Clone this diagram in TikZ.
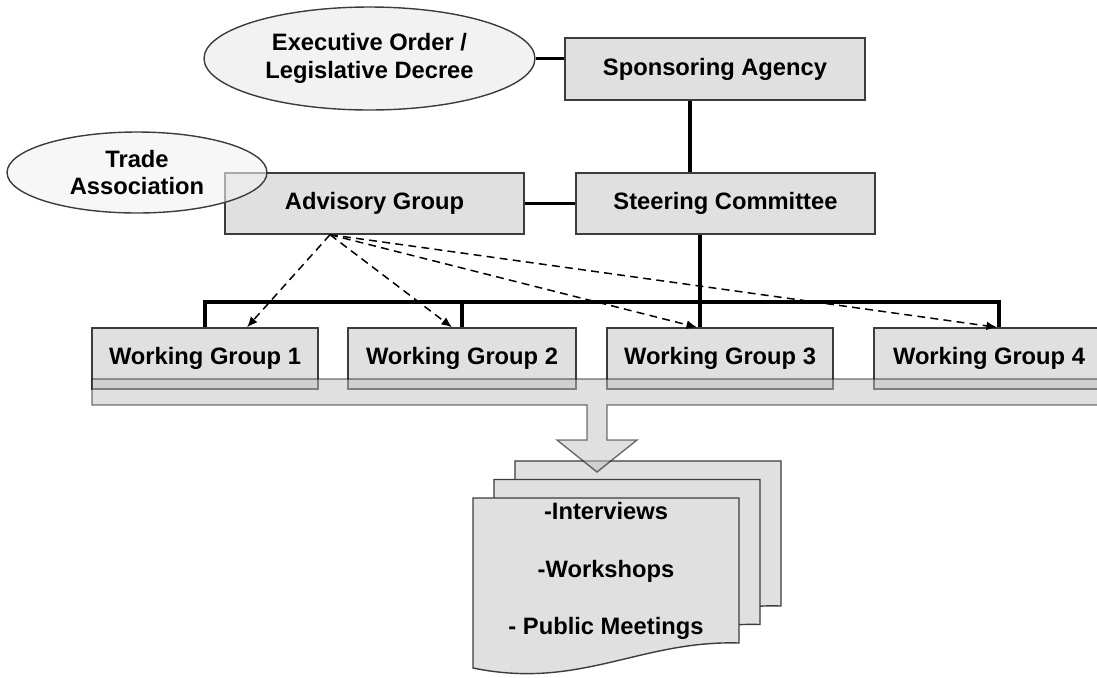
\documentclass[tikz,border=0pt]{standalone}
\usepackage{fontspec}
\setmainfont{Liberation Sans}
\usepackage{tikz}
\usetikzlibrary{shapes.geometric, arrows.meta}
\definecolor{boxfill}{HTML}{E0E0E0}
\definecolor{ovalfill}{HTML}{F2F2F2}
\definecolor{edge}{HTML}{3C3C3C}

\begin{document}
\begin{tikzpicture}[x=0.02cm, y=-0.02cm]
          % Define styles
          \tikzstyle{box} = [draw=edge, line width=0.8pt, fill=boxfill, inner sep=0pt, minimum height=1.22cm, font=\fontsize{13.5}{16}\selectfont\bfseries]
          \tikzstyle{oval} = [ellipse, draw=edge, line width=0.8pt, fill=ovalfill, inner sep=0pt, align=center, font=\fontsize{13.5}{15.5}\selectfont\bfseries]
          \tikzstyle{link} = [line width=2pt]
          \tikzstyle{advice} = [line width=0.85pt, dash pattern=on 4.5pt off 3pt, -{Latex[length=6pt,width=5pt]}]
          \tikzstyle{docpage} = [draw=edge, line width=0.8pt, fill=boxfill]
          \tikzstyle{flow} = [draw=black, draw opacity=0.55, line width=0.8pt, fill=black!24, fill opacity=0.5]

          \useasboundingbox (0,0) rectangle (1097,677);

          % Stacked pages
          \foreach \dx/\dy in {42/-37, 21/-18.5, 0/0} {
               \draw[docpage, shift={(\dx,\dy)}] (473,498) -- (739,498) -- (739,643) .. controls (640,640) and (580,690) .. (473,668) -- cycle;
          }
          \node[font=\fontsize{13.5}{32.7}\selectfont\bfseries, align=center] (tasks) at (606,571) {-Interviews\\-Workshops\\- Public Meetings};

          % Top level
          \node[oval, minimum width=6.62cm, minimum height=2.06cm] (exec) at (369.5,58.5) {Executive Order /\\Legislative Decree};
          \node[box, minimum width=6cm, minimum height=1.24cm] (spons) at (715,69) {Sponsoring Agency};

          % Committees
          \node[box, minimum width=5.98cm] (steer) at (725.5,203.5) {Steering Committee};
          \node[box, minimum width=5.98cm] (advis) at (374.5,203.5) {Advisory Group};
          \node[oval, minimum width=5.2cm, minimum height=1.62cm, fill opacity=0.6, text opacity=1] (trade) at (137,172.5) {Trade\\Association};

          % Working groups
          \node[box, minimum width=4.52cm] (wg1) at (205,358.5) {Working Group 1};
          \node[box, minimum width=4.56cm] (wg2) at (462,358.5) {Working Group 2};
          \node[box, minimum width=4.52cm] (wg3) at (720,358.5) {Working Group 3};
          \node[box, minimum width=4.6cm] (wg4) at (989,358.5) {Working Group 4};

          % Solid links
          \draw[link] (exec.east) -- (exec.east -| spons.west);
          \draw[link] ([xshift=-0.5cm]spons.south) -- ([xshift=-0.5cm]spons.south |- steer.north);
          \draw[link] (advis.east) -- (steer.west);
          \draw[link] ([xshift=-0.51cm]steer.south) -- ([xshift=-0.51cm]steer.south |- wg3.north);
          \coordinate (bus) at (0,302);
          \draw[link] (wg1.north) -- (wg1.north |- bus) -- ([xshift=0.2cm]wg4.north |- bus) -- ([xshift=0.2cm]wg4.north);
          \draw[link] (wg2.north) -- (wg2.north |- bus);

          % Dashed advice arrows
          \coordinate (advout) at ([xshift=-0.89cm]advis.south);
          \foreach \w/\s in {wg1/0.84, wg2/-0.2, wg3/-0.46, wg4/0.16} {
               \draw[advice] (advout) -- ([xshift=\s cm]\w.north);
          }

          % Bar and arrow down to the pages
          \draw[flow] (92,379) -- (1120,379) -- (1120,405) -- (607,405) -- (607,440) -- (637,440) -- (597,472) -- (557,440) -- (587,440) -- (587,405) -- (92,405) -- cycle;

     \end{tikzpicture}
\end{document}
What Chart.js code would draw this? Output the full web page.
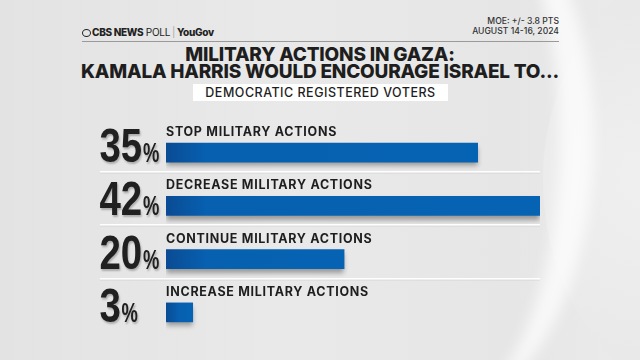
<!DOCTYPE html>
<html>
<head>
<meta charset="utf-8">
<script src="https://cdn.jsdelivr.net/npm/chart.js@4.4.1/dist/chart.umd.min.js"></script>
<style>
  html, body { margin: 0; padding: 0; }
  body {
    width: 640px; height: 360px; overflow: hidden; position: relative;
    background: linear-gradient(90deg, #e3e3e3 0%, #e9e9e9 45%, #e6e6e6 80%, #ebebeb 100%);
    font-family: "Inter", "Open Sans", sans-serif;
  }
  .bg { position: absolute; pointer-events: none; }
  #circle {
    left: 543px; top: -60px; width: 420px; height: 480px; border-radius: 50%;
    background: radial-gradient(ellipse at 30% 50%, #f0f0f0 0%, #e8e8e8 60%, #e0e0e0 100%);
  }
  #swoosh {
    left: 290px; top: -130px; width: 270px; height: 540px; border-radius: 50%;
    border-right: 34px solid rgba(255,255,255,0.7);
    filter: blur(7px);
  }
  #hdr { position: absolute; left: 82px; top: 26px; font-size: 10px; color: #222; white-space: nowrap; letter-spacing: -0.3px; }
  #hdr b { font-weight: 800; }
  #hdr .light { font-weight: 400; }
  #hdr .sep { color: #aaa; margin: 0 2px; }
  #hdr .eye { display: inline-block; width: 9px; height: 8px; border-radius: 50%; border: 1.8px solid #222; box-sizing: border-box; vertical-align: -1px; margin-right: 1px; }
  #moe { position: absolute; right: 81px; top: 17px; font-size: 8.6px; line-height: 9.5px; text-align: right; color: #333; font-weight: 500; }
  #rule { position: absolute; left: 82px; width: 477px; top: 41px; height: 1px; background: #9a9a9a; }
  #title { position: absolute; left: 0; width: 640px; top: 47px; text-align: center; font-size: 19px; line-height: 16.5px; font-weight: 800; color: #1e1e1e; letter-spacing: -0.2px; }
  #sub { position: absolute; left: 193px; width: 255px; top: 84px; height: 17px; background: #fff; text-align: center; font-size: 12.5px; line-height: 18px; color: #1e1e1e; font-weight: 500; letter-spacing: 0.5px; }
  #wrap { position: absolute; left: 0; top: 0; width: 640px; height: 360px; }
</style>
</head>
<body>
<div class="bg" id="circle"></div>
<div class="bg" id="swoosh"></div>
<div id="hdr"><span class="eye"></span><b>CBS NEWS</b> <span class="light">POLL</span><span class="sep">|</span><b>YouGov</b></div>
<div id="moe">MOE: +/- 3.8 PTS<br>AUGUST 14-16, 2024</div>
<div id="rule"></div>
<div id="title">MILITARY ACTIONS IN GAZA:<br>KAMALA HARRIS WOULD ENCOURAGE ISRAEL TO...</div>
<div id="sub">DEMOCRATIC REGISTERED VOTERS</div>
<div id="wrap"><canvas id="chart" width="640" height="360"></canvas></div>
<script>
const categories = ['STOP MILITARY ACTIONS', 'DECREASE MILITARY ACTIONS', 'CONTINUE MILITARY ACTIONS', 'INCREASE MILITARY ACTIONS'];
const values = [35, 42, 20, 3];
const valueLabels = ['35', '42', '20', '3'];

const barHeight = 19;

// gradient per bar, darker at the left end
function barColor(context) {
  const chart = context.chart;
  if (!chart.chartArea || context.parsed === undefined) return '#0762b3';
  const x0 = chart.scales.x.getPixelForValue(0);
  const x1 = chart.scales.x.getPixelForValue(context.parsed.x);
  const g = chart.ctx.createLinearGradient(x0, 0, x1, 0);
  g.addColorStop(0, '#0a4b94');
  g.addColorStop(Math.min(0.5, 40 / Math.max(1, x1 - x0)), '#0760b0');
  g.addColorStop(1, '#0663b3');
  return g;
}

const decorPlugin = {
  id: 'decor',
  beforeDatasetsDraw(chart) {
    const ctx = chart.ctx;
    ctx.save();
    ctx.shadowColor = 'rgba(0,0,0,0.35)';
    ctx.shadowOffsetY = 4;
    ctx.shadowBlur = 5;
  },
  afterDatasetsDraw(chart) {
    chart.ctx.restore();
  },
  afterDraw(chart) {
    const ctx = chart.ctx;
    const y = chart.scales.y;
    const x0 = chart.scales.x.getPixelForValue(0);
    categories.forEach((name, i) => {
      const cy = y.getPixelForValue(i);
      // separator line under each row
      if (i < categories.length - 1) {
        const ly = Math.round(cy + 18.5) + 0.5;
        ctx.fillStyle = 'rgba(0,0,0,0.07)';
        ctx.fillRect(100, ly + 1, 440, 1);
        ctx.fillStyle = 'rgba(255,255,255,0.95)';
        ctx.fillRect(100, ly - 0.5, 440, 1.5);
      }
      // row label above the bar
      ctx.save();
      ctx.fillStyle = '#1e1e1e';
      ctx.font = '700 12.5px Inter, "Open Sans", sans-serif';
      ctx.letterSpacing = '0.7px';
      ctx.textBaseline = 'alphabetic';
      ctx.textAlign = 'left';
      ctx.fillText(name, x0, cy - 16.5);
      ctx.restore();
      // big condensed number + percent sign
      ctx.save();
      ctx.fillStyle = '#202020';
      ctx.shadowColor = 'rgba(0,0,0,0.25)';
      ctx.shadowOffsetX = 1;
      ctx.shadowOffsetY = 2;
      ctx.shadowBlur = 2;
      ctx.translate(101, cy + 9.5);
      ctx.scale(0.8, 1);
      ctx.font = 'bold 48px "Liberation Sans", Arial, sans-serif';
      ctx.textBaseline = 'alphabetic';
      ctx.fillText(valueLabels[i], -2, 0);
      const w = ctx.measureText(valueLabels[i]).width;
      ctx.scale(0.85, 1);
      ctx.font = 'bold 27px "Liberation Sans", Arial, sans-serif';
      ctx.fillText('%', (w - 1) / 0.85, 0);
      ctx.restore();
    });
  }
};

new Chart(document.getElementById('chart'), {
  type: 'bar',
  data: {
    labels: categories,
    datasets: [{
      data: values,
      backgroundColor: barColor,
      borderWidth: 0,
      barThickness: barHeight
    }]
  },
  options: {
    indexAxis: 'y',
    responsive: false,
    animation: false,
    layout: { padding: { left: 166, right: 100, top: 126, bottom: 21 } },
    scales: {
      x: { display: false, min: 0, max: 42 },
      y: { display: false }
    },
    plugins: {
      legend: { display: false },
      tooltip: { enabled: false },
      title: { display: false }
    }
  },
  plugins: [decorPlugin]
});
</script>
</body>
</html>
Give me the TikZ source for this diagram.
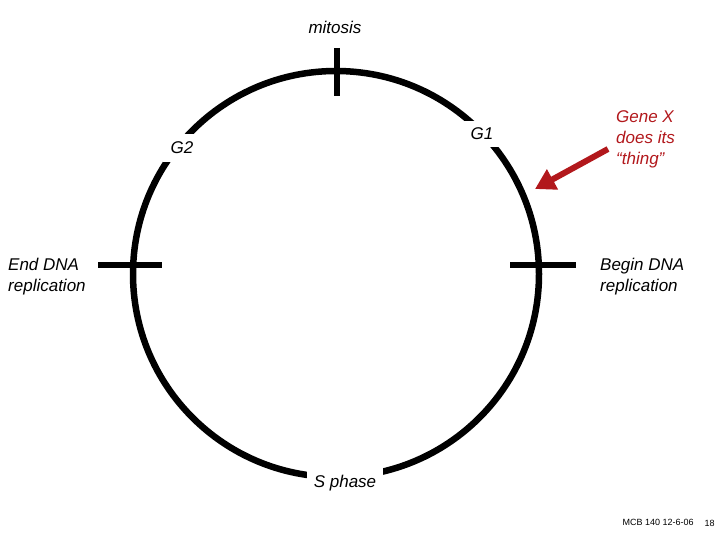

**EXERCISE GOAL**: Without the pictures, write out the lines from the beginning of the entries through the line with "fill=black!24, fill opacity=0.5]".

**OUTPUT FOR THIS EXERCISE**:
Clone this diagram in TikZ.
\documentclass[tikz,border=0pt]{standalone}
\usepackage{fontspec}
\setmainfont{Liberation Sans}
\usepackage{tikz}
\usetikzlibrary{shapes.geometric, arrows.meta}
\definecolor{boxfill}{HTML}{E0E0E0}
\definecolor{ovalfill}{HTML}{F2F2F2}
\definecolor{edge}{HTML}{3C3C3C}

\begin{document}
\begin{tikzpicture}[x=0.02cm, y=-0.02cm]
          % Define styles
          \tikzstyle{box} = [draw=edge, line width=0.8pt, fill=boxfill, inner sep=0pt, minimum height=1.22cm, font=\fontsize{13.5}{16}\selectfont\bfseries]
          \tikzstyle{oval} = [ellipse, draw=edge, line width=0.8pt, fill=ovalfill, inner sep=0pt, align=center, font=\fontsize{13.5}{15.5}\selectfont\bfseries]
          \tikzstyle{link} = [line width=2pt]
          \tikzstyle{advice} = [line width=0.85pt, dash pattern=on 4.5pt off 3pt, -{Latex[length=6pt,width=5pt]}]
          \tikzstyle{docpage} = [draw=edge, line width=0.8pt, fill=boxfill]
          \tikzstyle{flow} = [draw=black, draw opacity=0.55, line width=0.8pt, fill=black!24, fill opacity=0.5]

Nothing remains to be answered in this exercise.